The Good Morning Britain host was not convinced by one guests proposed solution to the asylum hotels issue

Good Morning Britain‘s Richard Madeley clashed with the Chief Executive of the Refugee Council Enver Solomon as the latter offered a soloution to the current issues surrounding asylum seekers being housed in hotels around the country. After offering what he deemed a solution to the issue Richard and co-host Kate Garraway both cut across him asking how it would work. “You haven’t said where they go,” Richard observed. “Let’s say…they’re all closed in the next six months, that’s thousands of asylum seekers. Can you just tell us exactly where they would be housed?” Richard demanded.

Enver responded: “Well, we’re talking about approximately 30,000 people who are in hotels. They could be housed in a number of different ways. Firstly, let’s remember that they would have the opportunity to work – stand alone on their own two feet. They could find their own housing. Many people who come here from places like Afghanistan and Sudan, they have family connections. They have connections in the diaspora community.

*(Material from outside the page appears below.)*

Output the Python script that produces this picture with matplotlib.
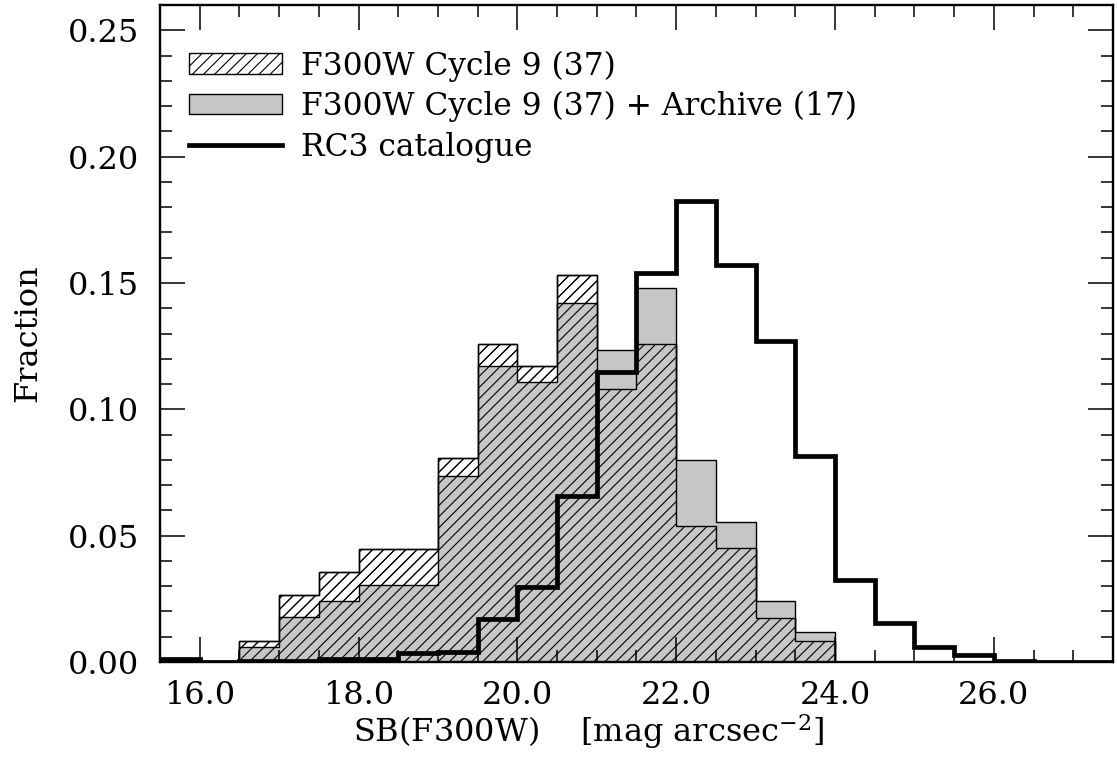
import numpy as np
import matplotlib
matplotlib.use("Agg")
import matplotlib.pyplot as plt
from matplotlib.patches import Patch
from matplotlib.lines import Line2D
from matplotlib.ticker import MultipleLocator, FormatStrFormatter

plt.rcParams['font.family'] = ['DejaVu Serif']
plt.rcParams['mathtext.fontset'] = 'dejavuserif'
plt.rcParams['hatch.linewidth'] = 0.8

# bin edges, 0.5 mag wide
bin_edges = [15.5, 16.0, 16.5, 17.0, 17.5, 18.0, 18.5, 19.0, 19.5, 20.0,
             20.5, 21.0, 21.5, 22.0, 22.5, 23.0, 23.5, 24.0, 24.5, 25.0,
             25.5, 26.0, 26.5, 27.0, 27.5]

# F300W Cycle 9 (37)
cycle9 = [0.0, 0.0, 0.0085, 0.0267, 0.0357, 0.0447, 0.0447, 0.0808, 0.126, 0.117,
          0.153, 0.108, 0.126, 0.054, 0.045, 0.0175, 0.0085, 0.0, 0.0, 0.0,
          0.0, 0.0, 0.0, 0.0]

# F300W Cycle 9 (37) + Archive (17)
combined = [0.0, 0.0, 0.006, 0.018, 0.024, 0.0305, 0.0305, 0.0738, 0.117, 0.111,
            0.142, 0.1235, 0.148, 0.080, 0.0555, 0.024, 0.012, 0.0, 0.0, 0.0,
            0.0, 0.0, 0.0, 0.0]

# RC3 catalogue
rc3 = [0.001, 0.0002, 0.0004, 0.0005, 0.001, 0.0012, 0.0035, 0.004, 0.017, 0.0295,
       0.0655, 0.1147, 0.1538, 0.1825, 0.157, 0.127, 0.0815, 0.0325, 0.0156, 0.0058,
       0.0029, 0.0004, 0.0002, 0.0002]

labels = ["F300W Cycle 9 (37)",
          "F300W Cycle 9 (37) + Archive (17)",
          "RC3 catalogue"]

gray = '#c6c6c6'

fig = plt.figure(figsize=(11.17, 7.68), dpi=100)
ax = fig.add_axes([0.1432, 0.138, 0.8532, 0.8555])

# hatched histogram (white background)
ax.stairs(cycle9, bin_edges, fill=True, facecolor='white', edgecolor='black',
          hatch='///', linewidth=1.0, zorder=1)
# grey histogram
ax.stairs(combined, bin_edges, fill=True, facecolor=gray, edgecolor='black',
          linewidth=1.0, zorder=2)
# hatching again on top of the grey
ax.stairs(cycle9, bin_edges, fill=True, facecolor='none', edgecolor='black',
          hatch='///', linewidth=1.0, zorder=3)
# RC3 thick line
ax.stairs(rc3, bin_edges, fill=False, color='black', linewidth=3.4,
          baseline=None, zorder=4)

ax.set_xlim(15.5, 27.5)
ax.set_ylim(0, 0.26)

ax.xaxis.set_major_locator(MultipleLocator(2.0))
ax.xaxis.set_minor_locator(MultipleLocator(0.5))
ax.yaxis.set_major_locator(MultipleLocator(0.05))
ax.yaxis.set_minor_locator(MultipleLocator(0.01))
ax.xaxis.set_major_formatter(FormatStrFormatter('%.1f'))
ax.yaxis.set_major_formatter(FormatStrFormatter('%.2f'))

ax.set_axisbelow(False)
ax.tick_params(which='both', direction='in', top=True, right=True, width=1.1,
               labelsize=23)
ax.tick_params(which='major', length=18, pad=15)
ax.tick_params(axis='x', which='major', pad=13)
ax.tick_params(which='minor', length=8.5)
for s in ax.spines.values():
    s.set_linewidth(1.7)
    s.set_zorder(5)

ax.set_xlabel(r'SB(F300W)    [mag arcsec$^{-2}$]', fontsize=23)
ax.xaxis.set_label_coords(0.45, -0.076)
ax.set_ylabel('Fraction', fontsize=23)
ax.yaxis.set_label_coords(-0.122, 0.5)

handles = [Patch(facecolor='white', edgecolor='black', hatch='///', linewidth=1.0),
           Patch(facecolor=gray, edgecolor='black', linewidth=1.0),
           Line2D([0], [0], color='black', linewidth=3.4)]
ax.legend(handles, labels, loc='upper left', frameon=False, fontsize=22.5,
          handlelength=3.0, handleheight=0.62, handletextpad=0.6,
          labelspacing=0.3, borderaxespad=0.0, bbox_to_anchor=(0.017, 0.95))

fig.savefig('out.png', dpi=100)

In the UK, there’s a big Afghan community, there’s a big Syrian community, and they will find ways to stay with friends, people they know in their communities, until they can get work, stand on their own two feet and get their own private rental accommodation.”

The clash came as the  Government is appealing a ruling that blocked asylum seekers from being housed in an Essex hotel.

Enver had put forward a solution he claimed would clear the hotels of asylum seekers within six months.

“Hotels are about waste of taxpayers money, costing million pounds a day,”he acknowledged. “They create great tensionsin communities.

Split screen of Richard Madeley and Enver Solomon

Richard Madeley and Enver Solomon clashed about immigration on Good Morning Britain (Image: ITV)

“There is quite a simple solution. We aren’t in business as usual. We need to think differently. And we’re putting forward a proposal.

“(This is) a one off scheme (for) those refugees who…come from countries like war torn Sudan, Afghanistan, where the Taliban chases down its opponents.

“If the government put in place rigorous, really tough security checks and then granted these people permission to stay for a limited period of time, it could be subject to review, say after 18 months, then they could be moved out of hotels overnight.

“They could be moved out of their other accommodation the asylum system, and essentially that will create enough headroom for all hotels to be closed, and you could do it on a phased process over the next six months,” he claimed.